Today, Mackenzie's population has recovered and it now has a different labour problem: It cannot attract enough workers.

The B.C. government recently launched a skills-training plan to try to meet the looming demand for skilled workers, particularly in the North. What is happening now in Mackenzie illustrates an important complication – persuading workers to move to where the jobs are.

In 2011, Pat Bell was B.C.'s jobs minister, and he approved an advertising campaign to encourage British Columbians to move to the North to take advantage of job opportunities. Today, the former politician is an executive for Conifex Timber, which owns two sawmills in Mackenzie, 185 kilometres north of Prince George.

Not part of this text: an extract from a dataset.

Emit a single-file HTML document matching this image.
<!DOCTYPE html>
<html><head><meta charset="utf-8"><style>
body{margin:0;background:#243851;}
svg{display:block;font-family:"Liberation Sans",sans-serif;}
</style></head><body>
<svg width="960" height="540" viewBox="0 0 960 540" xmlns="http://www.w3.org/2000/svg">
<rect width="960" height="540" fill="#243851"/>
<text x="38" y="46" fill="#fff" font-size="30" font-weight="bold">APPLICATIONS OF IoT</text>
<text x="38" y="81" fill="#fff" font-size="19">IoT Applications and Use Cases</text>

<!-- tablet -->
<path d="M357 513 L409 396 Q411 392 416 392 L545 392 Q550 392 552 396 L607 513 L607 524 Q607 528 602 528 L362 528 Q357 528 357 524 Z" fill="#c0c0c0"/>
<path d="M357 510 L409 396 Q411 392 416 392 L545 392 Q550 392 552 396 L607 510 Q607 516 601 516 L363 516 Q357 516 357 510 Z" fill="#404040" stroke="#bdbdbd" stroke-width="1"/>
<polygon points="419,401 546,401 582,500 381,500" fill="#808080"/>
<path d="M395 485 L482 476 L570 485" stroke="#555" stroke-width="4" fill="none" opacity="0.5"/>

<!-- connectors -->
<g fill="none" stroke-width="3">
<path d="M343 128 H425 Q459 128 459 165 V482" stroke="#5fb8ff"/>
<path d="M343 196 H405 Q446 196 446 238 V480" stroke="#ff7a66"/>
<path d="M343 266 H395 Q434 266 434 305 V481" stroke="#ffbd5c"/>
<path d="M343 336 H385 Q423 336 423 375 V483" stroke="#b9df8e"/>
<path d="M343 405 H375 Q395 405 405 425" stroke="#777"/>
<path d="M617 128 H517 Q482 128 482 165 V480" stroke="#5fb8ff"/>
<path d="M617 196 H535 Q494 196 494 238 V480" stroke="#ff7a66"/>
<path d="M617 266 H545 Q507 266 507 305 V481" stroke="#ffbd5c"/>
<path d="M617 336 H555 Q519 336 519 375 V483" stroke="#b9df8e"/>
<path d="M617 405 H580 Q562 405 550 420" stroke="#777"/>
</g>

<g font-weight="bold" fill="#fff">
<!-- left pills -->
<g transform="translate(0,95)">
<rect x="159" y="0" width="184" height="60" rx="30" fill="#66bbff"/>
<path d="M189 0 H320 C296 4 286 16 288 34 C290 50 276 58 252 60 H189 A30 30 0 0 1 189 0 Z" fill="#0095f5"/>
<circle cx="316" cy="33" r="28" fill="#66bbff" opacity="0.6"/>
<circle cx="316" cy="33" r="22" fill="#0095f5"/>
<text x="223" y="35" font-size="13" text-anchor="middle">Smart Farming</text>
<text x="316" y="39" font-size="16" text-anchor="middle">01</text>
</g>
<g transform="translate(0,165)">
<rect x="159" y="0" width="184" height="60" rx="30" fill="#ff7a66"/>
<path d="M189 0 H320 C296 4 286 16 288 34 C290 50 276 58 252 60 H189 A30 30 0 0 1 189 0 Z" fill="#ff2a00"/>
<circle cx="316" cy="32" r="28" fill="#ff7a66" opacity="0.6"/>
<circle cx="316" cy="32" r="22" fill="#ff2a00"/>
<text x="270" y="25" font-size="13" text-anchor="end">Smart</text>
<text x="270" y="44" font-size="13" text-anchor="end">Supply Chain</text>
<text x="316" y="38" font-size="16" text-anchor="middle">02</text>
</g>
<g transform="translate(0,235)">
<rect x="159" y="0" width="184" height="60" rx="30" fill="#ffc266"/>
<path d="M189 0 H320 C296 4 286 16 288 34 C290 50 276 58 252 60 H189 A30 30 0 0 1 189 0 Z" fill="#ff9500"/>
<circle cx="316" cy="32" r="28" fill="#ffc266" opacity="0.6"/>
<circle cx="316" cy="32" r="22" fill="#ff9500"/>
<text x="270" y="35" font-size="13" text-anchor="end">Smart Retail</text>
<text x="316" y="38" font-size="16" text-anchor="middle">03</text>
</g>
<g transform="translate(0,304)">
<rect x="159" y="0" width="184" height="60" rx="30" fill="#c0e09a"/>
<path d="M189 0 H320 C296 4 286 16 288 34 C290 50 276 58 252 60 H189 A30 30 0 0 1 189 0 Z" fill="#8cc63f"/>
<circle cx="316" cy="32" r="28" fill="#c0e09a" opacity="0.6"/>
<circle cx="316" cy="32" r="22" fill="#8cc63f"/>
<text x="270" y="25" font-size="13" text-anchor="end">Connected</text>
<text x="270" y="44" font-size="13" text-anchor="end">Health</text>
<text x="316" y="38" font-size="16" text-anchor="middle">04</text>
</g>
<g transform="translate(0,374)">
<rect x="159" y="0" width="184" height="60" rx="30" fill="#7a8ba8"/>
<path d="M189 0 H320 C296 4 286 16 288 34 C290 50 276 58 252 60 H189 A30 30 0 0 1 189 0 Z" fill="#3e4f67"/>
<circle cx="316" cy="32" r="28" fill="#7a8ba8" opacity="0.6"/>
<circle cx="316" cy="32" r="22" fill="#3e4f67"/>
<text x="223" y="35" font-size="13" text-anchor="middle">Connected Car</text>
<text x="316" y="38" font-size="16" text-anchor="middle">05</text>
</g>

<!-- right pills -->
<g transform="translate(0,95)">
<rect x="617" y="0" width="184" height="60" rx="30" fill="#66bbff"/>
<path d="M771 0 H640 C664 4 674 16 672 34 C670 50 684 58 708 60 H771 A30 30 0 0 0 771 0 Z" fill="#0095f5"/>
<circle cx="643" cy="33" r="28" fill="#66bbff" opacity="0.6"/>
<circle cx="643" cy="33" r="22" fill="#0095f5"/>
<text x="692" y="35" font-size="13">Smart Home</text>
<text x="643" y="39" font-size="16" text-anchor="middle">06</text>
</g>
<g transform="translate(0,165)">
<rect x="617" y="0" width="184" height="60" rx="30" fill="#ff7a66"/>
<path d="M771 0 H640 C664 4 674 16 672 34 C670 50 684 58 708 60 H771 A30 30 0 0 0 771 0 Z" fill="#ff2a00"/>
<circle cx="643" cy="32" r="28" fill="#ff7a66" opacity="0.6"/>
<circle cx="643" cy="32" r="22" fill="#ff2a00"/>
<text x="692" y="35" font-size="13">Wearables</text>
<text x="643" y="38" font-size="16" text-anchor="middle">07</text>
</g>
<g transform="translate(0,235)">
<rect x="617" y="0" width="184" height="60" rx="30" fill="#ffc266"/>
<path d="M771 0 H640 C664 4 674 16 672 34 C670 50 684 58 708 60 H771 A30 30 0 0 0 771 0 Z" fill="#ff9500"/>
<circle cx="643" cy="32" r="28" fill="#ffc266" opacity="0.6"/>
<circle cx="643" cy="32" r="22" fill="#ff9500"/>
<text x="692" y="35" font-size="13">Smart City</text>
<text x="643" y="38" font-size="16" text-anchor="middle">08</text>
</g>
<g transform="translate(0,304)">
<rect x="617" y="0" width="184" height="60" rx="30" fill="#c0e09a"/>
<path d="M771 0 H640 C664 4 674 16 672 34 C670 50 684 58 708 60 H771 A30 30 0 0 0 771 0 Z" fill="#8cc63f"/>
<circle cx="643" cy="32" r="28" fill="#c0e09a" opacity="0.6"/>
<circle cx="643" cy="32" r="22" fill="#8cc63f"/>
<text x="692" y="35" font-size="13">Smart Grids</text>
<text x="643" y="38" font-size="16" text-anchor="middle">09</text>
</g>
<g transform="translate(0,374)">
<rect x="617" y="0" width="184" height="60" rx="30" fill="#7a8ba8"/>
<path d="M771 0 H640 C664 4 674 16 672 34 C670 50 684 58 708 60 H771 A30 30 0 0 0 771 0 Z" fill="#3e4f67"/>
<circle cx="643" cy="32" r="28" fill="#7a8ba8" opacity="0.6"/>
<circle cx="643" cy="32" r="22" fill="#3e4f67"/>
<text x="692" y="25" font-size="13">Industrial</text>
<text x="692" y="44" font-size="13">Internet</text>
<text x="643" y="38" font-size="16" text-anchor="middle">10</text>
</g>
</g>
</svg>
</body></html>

Mr. Bell is still trying to figure out the answer to the same problem.

"We have a mill in Mackenzie that is currently shuttered. It would be economic to reopen it; we could open it and make a profit tomorrow," he said in an interview. "Our biggest single challenge is, how would we staff that mill, because we would need upwards of 200 people … And that is, for us, a mountain we cannot see how we can climb. We are struggling to fill the positions in our existing mills."

Conifex bought two sawmills in Mackenzie after AbitibiBowater abandoned the town. The Site 1 sawmill was closed in 2008 and remains dark, but at the Site 2 sawmill, Conifex is running as hard as it can with the crew it has. The company is looking across Canada for workers – millwrights and electricians and more.

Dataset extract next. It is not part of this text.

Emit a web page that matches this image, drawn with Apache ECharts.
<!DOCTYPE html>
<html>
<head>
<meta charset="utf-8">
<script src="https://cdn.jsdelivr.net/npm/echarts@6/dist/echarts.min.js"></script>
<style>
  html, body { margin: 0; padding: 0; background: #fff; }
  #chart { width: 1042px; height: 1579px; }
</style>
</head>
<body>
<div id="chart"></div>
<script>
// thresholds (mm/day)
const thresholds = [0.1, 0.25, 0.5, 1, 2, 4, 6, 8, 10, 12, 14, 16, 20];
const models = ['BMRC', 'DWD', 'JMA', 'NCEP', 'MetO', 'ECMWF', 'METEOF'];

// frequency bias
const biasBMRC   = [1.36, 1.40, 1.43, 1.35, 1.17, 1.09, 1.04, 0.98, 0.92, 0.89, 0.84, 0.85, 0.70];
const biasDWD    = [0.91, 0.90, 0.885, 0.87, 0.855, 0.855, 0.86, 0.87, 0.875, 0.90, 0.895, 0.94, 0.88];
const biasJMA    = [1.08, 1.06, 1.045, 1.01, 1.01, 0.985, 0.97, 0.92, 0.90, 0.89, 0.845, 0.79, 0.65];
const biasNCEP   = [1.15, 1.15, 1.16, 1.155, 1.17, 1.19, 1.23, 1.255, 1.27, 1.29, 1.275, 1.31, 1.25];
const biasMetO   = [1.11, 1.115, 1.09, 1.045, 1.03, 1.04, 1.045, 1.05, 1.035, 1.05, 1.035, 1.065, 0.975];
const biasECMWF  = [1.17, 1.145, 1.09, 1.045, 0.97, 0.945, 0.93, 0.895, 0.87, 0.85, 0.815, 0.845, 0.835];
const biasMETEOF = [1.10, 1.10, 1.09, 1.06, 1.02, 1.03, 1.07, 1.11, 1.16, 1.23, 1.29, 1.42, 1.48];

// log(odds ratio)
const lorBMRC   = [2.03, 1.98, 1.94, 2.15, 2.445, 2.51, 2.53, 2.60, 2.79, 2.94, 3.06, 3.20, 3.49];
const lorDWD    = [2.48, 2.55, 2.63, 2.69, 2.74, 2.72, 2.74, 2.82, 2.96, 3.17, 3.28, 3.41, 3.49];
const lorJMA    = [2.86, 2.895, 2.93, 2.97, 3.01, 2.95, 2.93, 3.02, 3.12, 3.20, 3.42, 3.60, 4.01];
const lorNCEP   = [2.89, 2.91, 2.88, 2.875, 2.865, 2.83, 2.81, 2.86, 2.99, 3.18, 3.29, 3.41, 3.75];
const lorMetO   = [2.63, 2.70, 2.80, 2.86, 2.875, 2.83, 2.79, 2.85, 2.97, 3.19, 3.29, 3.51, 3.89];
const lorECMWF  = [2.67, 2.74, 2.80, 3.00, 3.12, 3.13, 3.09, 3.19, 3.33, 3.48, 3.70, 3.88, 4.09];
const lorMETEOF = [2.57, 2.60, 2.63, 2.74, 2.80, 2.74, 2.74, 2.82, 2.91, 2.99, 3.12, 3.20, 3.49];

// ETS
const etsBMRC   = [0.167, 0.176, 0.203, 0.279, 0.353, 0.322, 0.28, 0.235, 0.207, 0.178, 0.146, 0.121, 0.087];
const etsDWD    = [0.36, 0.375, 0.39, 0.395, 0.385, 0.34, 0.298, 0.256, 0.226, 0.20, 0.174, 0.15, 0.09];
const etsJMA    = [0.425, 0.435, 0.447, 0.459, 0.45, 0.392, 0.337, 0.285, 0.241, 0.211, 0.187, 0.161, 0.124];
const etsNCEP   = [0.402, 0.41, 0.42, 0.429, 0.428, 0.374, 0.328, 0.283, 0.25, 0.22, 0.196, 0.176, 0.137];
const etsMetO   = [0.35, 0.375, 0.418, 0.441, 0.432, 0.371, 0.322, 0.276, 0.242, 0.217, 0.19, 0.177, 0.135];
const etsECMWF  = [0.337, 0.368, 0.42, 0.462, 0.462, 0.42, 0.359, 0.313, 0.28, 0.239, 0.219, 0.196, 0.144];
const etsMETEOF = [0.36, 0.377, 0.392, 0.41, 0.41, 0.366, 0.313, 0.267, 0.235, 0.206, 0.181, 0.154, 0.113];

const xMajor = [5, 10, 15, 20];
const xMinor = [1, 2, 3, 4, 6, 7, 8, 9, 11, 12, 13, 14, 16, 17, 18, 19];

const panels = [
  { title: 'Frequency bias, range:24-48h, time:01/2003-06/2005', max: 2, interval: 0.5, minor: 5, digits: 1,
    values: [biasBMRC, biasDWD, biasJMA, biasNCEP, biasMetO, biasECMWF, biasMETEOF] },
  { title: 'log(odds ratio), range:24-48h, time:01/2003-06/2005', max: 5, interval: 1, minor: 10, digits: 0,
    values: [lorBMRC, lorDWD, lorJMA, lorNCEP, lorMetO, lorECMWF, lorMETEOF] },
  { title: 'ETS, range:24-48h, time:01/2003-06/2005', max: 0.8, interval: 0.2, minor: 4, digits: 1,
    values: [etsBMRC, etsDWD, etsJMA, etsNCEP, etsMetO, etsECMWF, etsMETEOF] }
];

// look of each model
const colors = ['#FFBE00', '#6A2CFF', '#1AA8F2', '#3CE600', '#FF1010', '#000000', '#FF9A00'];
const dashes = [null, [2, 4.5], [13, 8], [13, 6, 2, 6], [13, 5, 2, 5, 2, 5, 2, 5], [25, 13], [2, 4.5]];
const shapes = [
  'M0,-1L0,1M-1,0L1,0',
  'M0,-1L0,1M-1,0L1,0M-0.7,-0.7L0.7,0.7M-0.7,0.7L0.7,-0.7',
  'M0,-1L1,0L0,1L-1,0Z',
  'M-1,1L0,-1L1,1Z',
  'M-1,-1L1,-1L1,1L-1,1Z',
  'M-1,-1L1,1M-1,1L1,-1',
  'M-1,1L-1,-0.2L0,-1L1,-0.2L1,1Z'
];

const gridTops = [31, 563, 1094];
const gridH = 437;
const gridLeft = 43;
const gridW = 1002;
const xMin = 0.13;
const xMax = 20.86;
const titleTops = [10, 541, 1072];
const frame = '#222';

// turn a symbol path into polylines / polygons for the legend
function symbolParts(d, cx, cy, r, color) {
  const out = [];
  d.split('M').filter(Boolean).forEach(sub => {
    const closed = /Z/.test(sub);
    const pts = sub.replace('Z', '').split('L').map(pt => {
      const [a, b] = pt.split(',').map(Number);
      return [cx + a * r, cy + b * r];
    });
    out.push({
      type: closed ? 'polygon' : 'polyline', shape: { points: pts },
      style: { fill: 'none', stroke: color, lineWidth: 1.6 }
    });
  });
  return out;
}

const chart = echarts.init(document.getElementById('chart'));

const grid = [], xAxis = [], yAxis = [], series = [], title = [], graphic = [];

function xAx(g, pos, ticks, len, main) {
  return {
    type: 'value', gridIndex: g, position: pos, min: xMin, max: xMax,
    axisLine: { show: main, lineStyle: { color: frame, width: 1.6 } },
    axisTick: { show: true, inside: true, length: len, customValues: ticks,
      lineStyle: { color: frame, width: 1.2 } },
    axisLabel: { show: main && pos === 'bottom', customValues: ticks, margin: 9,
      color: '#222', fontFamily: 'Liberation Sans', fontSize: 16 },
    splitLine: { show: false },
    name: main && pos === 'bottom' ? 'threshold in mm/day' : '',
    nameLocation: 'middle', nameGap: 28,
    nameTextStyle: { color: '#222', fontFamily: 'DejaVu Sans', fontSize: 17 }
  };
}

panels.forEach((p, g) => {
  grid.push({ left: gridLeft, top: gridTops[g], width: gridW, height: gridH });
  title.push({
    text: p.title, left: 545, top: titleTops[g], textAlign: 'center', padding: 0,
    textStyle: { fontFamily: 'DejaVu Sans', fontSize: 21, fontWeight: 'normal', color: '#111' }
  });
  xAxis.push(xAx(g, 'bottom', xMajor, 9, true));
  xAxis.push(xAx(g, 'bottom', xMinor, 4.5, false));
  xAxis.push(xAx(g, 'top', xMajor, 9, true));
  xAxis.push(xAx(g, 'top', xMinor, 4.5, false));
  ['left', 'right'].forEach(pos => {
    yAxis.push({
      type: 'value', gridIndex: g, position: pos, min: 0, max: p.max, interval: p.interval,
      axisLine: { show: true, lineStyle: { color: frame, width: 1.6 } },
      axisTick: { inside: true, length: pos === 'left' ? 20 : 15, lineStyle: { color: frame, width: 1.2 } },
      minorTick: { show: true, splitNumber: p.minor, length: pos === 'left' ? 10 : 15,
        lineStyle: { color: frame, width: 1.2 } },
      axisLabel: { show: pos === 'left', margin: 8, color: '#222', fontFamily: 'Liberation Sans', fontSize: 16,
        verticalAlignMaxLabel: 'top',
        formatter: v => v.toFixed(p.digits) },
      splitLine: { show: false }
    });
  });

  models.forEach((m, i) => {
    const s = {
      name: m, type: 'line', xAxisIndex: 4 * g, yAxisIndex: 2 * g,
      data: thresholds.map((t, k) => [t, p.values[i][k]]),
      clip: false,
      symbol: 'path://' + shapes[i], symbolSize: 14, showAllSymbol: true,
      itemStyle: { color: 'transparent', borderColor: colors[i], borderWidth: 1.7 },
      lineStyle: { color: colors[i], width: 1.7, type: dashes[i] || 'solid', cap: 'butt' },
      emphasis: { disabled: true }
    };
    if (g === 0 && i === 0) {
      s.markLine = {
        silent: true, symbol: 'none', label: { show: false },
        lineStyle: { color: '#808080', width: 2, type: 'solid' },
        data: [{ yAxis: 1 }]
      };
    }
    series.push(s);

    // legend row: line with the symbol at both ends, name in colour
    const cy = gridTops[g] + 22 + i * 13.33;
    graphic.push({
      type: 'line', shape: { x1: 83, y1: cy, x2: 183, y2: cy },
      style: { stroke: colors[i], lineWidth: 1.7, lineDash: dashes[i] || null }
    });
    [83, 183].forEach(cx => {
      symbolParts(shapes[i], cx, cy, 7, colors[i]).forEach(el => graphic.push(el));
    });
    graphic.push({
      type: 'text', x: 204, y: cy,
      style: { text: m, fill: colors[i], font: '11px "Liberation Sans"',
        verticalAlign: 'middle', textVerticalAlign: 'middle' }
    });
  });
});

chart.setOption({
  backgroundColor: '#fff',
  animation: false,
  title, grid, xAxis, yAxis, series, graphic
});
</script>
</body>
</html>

An entry-level job on cleanup duty in the mill pays $27.50 an hour with full union benefits and a pension plan. With overtime, the average salary would be about $70,000 – this in a town where $200,000 buys a fine, four-bedroom home.

The town's mayor, Stephanie Killam, spent years trying to hold the community together through the tough times. Now she is busy trying to attract new families. She rattles off the town's attractions with a well-honed sales pitch: Clean air and a safe community nestled in a region that serves as a massive outdoor playground for fishing, hiking and golf. "We have a recreation centre, a swimming pool, a skateboard park and a small ski hill," she says. "If we can get people into the community to look, they say 'Wow, you have this?'"

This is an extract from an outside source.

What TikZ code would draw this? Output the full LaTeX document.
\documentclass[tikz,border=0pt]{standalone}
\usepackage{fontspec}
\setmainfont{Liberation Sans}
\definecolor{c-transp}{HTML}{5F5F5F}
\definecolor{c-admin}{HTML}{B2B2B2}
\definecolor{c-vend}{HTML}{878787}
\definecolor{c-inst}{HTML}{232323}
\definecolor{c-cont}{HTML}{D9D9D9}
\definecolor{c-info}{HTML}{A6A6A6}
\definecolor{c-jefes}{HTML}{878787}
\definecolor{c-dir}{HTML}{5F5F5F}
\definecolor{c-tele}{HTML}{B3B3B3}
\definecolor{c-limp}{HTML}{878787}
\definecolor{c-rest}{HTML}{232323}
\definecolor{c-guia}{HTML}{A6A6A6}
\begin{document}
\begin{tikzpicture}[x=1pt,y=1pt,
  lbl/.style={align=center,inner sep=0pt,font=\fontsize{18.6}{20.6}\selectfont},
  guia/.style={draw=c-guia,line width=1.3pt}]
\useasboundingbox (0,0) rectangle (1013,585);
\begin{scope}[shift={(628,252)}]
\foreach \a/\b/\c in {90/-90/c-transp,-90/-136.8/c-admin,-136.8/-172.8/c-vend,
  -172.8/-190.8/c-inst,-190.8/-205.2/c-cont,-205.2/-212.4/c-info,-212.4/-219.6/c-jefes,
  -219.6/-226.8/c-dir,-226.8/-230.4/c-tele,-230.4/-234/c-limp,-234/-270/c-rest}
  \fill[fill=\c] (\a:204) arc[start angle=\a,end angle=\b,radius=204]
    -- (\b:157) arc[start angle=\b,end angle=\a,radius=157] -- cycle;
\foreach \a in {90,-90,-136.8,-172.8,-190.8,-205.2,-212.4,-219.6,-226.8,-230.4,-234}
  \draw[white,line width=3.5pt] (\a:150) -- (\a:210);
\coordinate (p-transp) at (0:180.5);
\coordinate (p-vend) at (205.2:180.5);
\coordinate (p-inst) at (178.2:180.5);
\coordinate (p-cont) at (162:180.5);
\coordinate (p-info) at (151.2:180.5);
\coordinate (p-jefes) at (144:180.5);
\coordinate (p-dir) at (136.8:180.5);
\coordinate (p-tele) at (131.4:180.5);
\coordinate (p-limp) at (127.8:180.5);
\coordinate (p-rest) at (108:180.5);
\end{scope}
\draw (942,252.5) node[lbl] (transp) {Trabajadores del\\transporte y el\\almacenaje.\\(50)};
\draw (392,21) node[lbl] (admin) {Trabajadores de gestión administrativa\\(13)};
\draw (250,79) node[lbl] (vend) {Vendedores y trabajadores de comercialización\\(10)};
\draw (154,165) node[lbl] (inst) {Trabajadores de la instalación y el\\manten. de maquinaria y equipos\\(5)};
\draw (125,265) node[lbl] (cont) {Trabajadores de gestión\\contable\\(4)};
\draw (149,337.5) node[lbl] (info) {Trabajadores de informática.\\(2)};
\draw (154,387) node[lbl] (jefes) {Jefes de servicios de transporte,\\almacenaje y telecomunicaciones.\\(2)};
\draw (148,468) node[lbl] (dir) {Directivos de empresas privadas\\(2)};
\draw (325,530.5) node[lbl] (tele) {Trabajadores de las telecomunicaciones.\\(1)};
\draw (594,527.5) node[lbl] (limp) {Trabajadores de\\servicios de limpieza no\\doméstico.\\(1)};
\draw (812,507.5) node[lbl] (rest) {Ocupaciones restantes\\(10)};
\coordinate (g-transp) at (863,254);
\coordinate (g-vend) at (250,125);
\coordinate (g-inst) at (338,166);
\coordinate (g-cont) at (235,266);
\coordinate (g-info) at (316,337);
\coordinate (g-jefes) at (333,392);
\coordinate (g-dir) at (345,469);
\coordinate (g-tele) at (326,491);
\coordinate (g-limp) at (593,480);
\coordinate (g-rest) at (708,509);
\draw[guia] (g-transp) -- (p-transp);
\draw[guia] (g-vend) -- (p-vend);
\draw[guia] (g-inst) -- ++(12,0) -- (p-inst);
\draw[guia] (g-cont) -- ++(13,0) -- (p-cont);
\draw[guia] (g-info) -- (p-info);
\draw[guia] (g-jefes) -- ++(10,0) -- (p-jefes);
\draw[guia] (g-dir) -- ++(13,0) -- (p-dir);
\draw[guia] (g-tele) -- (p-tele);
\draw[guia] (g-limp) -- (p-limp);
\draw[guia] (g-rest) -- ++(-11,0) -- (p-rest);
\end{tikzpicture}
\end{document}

But getting people to take a look isn't easy. The mills are all having trouble hiring, she said. "Sometimes I think the reputation that communities get, when they have been down and out, is hard to shake."

Companies like Conifex and Canfor don't see the current uptick in forestry as a short-term rebound – the two companies are putting more than $140-million into their Mackenzie operations. However, B.C.'s resource towns do have a boom-and-bust reputation and that is not just a problem for one community.

The provincial government estimates that 38,500 new jobs will open up in the North in the next ten years. The skills-training program emphasizes that many of these are mobile jobs – trades jobs that will require people willing to relocate or spend much of their time based in work camps, building pipelines and mines and liquefied natural gas plants.

Shirley Bond is B.C.'s Jobs Minister now and, like Mr. Bell, she is a champion of rural and northern communities. She sings the praises of her home town of Prince George in the central interior, where traffic jams last minutes, not hours, and her son can afford to buy a home. But luring young people away from the cities isn't easy. "It is one of the most challenging things we face," she said.

Ms. Bond is advocating a system of financial incentives – for example, offering student-loan discounts for people who are willing to join that mobile work force of the future. It is worth a try, because without changing attitudes, those new jobs that the B.C. Liberal government has worked so hard to attract won't be filled by British Columbians.